### [What is expected]
Reproduce the entire listing word for word.

### [Dataset section]
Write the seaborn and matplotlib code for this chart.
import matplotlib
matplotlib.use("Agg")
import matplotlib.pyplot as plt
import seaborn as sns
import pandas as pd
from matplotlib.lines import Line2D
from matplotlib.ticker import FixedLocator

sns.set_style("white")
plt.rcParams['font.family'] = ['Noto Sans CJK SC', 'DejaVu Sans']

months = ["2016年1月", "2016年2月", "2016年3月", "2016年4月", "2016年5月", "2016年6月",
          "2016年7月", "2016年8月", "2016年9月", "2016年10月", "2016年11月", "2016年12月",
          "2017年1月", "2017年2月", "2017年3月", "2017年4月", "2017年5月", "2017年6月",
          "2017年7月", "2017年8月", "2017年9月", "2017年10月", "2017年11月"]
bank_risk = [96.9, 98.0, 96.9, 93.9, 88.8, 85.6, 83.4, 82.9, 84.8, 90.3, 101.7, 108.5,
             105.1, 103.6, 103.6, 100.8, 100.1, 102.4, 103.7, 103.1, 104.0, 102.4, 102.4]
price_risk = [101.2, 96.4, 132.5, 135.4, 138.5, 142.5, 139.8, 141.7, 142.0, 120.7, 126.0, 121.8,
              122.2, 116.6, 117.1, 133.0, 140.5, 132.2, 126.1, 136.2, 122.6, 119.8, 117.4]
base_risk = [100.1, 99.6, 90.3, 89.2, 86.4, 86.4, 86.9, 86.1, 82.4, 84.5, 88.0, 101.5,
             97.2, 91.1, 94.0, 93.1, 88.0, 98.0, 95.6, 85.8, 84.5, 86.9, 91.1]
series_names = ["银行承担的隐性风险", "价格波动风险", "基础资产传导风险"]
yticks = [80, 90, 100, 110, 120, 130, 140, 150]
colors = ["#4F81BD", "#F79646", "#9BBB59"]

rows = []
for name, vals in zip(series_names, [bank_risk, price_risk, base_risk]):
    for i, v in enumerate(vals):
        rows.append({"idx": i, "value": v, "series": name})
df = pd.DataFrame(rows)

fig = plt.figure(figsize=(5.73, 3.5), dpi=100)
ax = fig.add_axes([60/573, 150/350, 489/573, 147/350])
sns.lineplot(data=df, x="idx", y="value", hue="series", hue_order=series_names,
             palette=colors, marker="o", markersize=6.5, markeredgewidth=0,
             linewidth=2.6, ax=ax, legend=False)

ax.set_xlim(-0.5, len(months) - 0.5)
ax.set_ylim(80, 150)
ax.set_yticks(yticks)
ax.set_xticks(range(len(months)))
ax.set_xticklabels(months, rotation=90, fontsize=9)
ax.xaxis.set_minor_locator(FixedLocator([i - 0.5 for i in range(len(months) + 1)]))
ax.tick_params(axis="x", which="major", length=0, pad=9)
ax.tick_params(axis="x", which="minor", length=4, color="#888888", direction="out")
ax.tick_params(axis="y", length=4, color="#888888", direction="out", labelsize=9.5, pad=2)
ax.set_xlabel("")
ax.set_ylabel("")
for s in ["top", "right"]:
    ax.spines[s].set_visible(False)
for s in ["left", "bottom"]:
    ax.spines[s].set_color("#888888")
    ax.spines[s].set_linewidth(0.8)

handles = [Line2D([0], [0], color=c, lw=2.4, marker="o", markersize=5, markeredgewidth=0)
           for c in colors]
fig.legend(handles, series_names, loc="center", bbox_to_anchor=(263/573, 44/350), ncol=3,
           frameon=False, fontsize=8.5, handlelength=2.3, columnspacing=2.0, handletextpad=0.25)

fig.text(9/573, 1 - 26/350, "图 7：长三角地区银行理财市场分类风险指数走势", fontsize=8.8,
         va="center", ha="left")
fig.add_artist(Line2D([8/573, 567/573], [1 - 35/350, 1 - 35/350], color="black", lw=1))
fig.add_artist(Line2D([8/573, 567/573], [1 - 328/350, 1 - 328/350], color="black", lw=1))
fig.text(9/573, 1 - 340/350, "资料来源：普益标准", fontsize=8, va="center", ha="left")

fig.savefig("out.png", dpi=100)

### [Solution]
Write the seaborn and matplotlib code for this chart.
import matplotlib
matplotlib.use("Agg")
import matplotlib.pyplot as plt
import seaborn as sns
import pandas as pd
from matplotlib.lines import Line2D
from matplotlib.ticker import FixedLocator

sns.set_style("white")
plt.rcParams['font.family'] = ['Noto Sans CJK SC', 'DejaVu Sans']

months = ["2016年1月", "2016年2月", "2016年3月", "2016年4月", "2016年5月", "2016年6月",
          "2016年7月", "2016年8月", "2016年9月", "2016年10月", "2016年11月", "2016年12月",
          "2017年1月", "2017年2月", "2017年3月", "2017年4月", "2017年5月", "2017年6月",
          "2017年7月", "2017年8月", "2017年9月", "2017年10月", "2017年11月"]
bank_risk = [96.9, 98.0, 96.9, 93.9, 88.8, 85.6, 83.4, 82.9, 84.8, 90.3, 101.7, 108.5,
             105.1, 103.6, 103.6, 100.8, 100.1, 102.4, 103.7, 103.1, 104.0, 102.4, 102.4]
price_risk = [101.2, 96.4, 132.5, 135.4, 138.5, 142.5, 139.8, 141.7, 142.0, 120.7, 126.0, 121.8,
              122.2, 116.6, 117.1, 133.0, 140.5, 132.2, 126.1, 136.2, 122.6, 119.8, 117.4]
base_risk = [100.1, 99.6, 90.3, 89.2, 86.4, 86.4, 86.9, 86.1, 82.4, 84.5, 88.0, 101.5,
             97.2, 91.1, 94.0, 93.1, 88.0, 98.0, 95.6, 85.8, 84.5, 86.9, 91.1]
series_names = ["银行承担的隐性风险", "价格波动风险", "基础资产传导风险"]
yticks = [80, 90, 100, 110, 120, 130, 140, 150]
colors = ["#4F81BD", "#F79646", "#9BBB59"]

rows = []
for name, vals in zip(series_names, [bank_risk, price_risk, base_risk]):
    for i, v in enumerate(vals):
        rows.append({"idx": i, "value": v, "series": name})
df = pd.DataFrame(rows)

fig = plt.figure(figsize=(5.73, 3.5), dpi=100)
ax = fig.add_axes([60/573, 150/350, 489/573, 147/350])
sns.lineplot(data=df, x="idx", y="value", hue="series", hue_order=series_names,
             palette=colors, marker="o", markersize=6.5, markeredgewidth=0,
             linewidth=2.6, ax=ax, legend=False)

ax.set_xlim(-0.5, len(months) - 0.5)
ax.set_ylim(80, 150)
ax.set_yticks(yticks)
ax.set_xticks(range(len(months)))
ax.set_xticklabels(months, rotation=90, fontsize=9)
ax.xaxis.set_minor_locator(FixedLocator([i - 0.5 for i in range(len(months) + 1)]))
ax.tick_params(axis="x", which="major", length=0, pad=9)
ax.tick_params(axis="x", which="minor", length=4, color="#888888", direction="out")
ax.tick_params(axis="y", length=4, color="#888888", direction="out", labelsize=9.5, pad=2)
ax.set_xlabel("")
ax.set_ylabel("")
for s in ["top", "right"]:
    ax.spines[s].set_visible(False)
for s in ["left", "bottom"]:
    ax.spines[s].set_color("#888888")
    ax.spines[s].set_linewidth(0.8)

handles = [Line2D([0], [0], color=c, lw=2.4, marker="o", markersize=5, markeredgewidth=0)
           for c in colors]
fig.legend(handles, series_names, loc="center", bbox_to_anchor=(263/573, 44/350), ncol=3,
           frameon=False, fontsize=8.5, handlelength=2.3, columnspacing=2.0, handletextpad=0.25)

fig.text(9/573, 1 - 26/350, "图 7：长三角地区银行理财市场分类风险指数走势", fontsize=8.8,
         va="center", ha="left")
fig.add_artist(Line2D([8/573, 567/573], [1 - 35/350, 1 - 35/350], color="black", lw=1))
fig.add_artist(Line2D([8/573, 567/573], [1 - 328/350, 1 - 328/350], color="black", lw=1))
fig.text(9/573, 1 - 340/350, "资料来源：普益标准", fontsize=8, va="center", ha="left")

fig.savefig("out.png", dpi=100)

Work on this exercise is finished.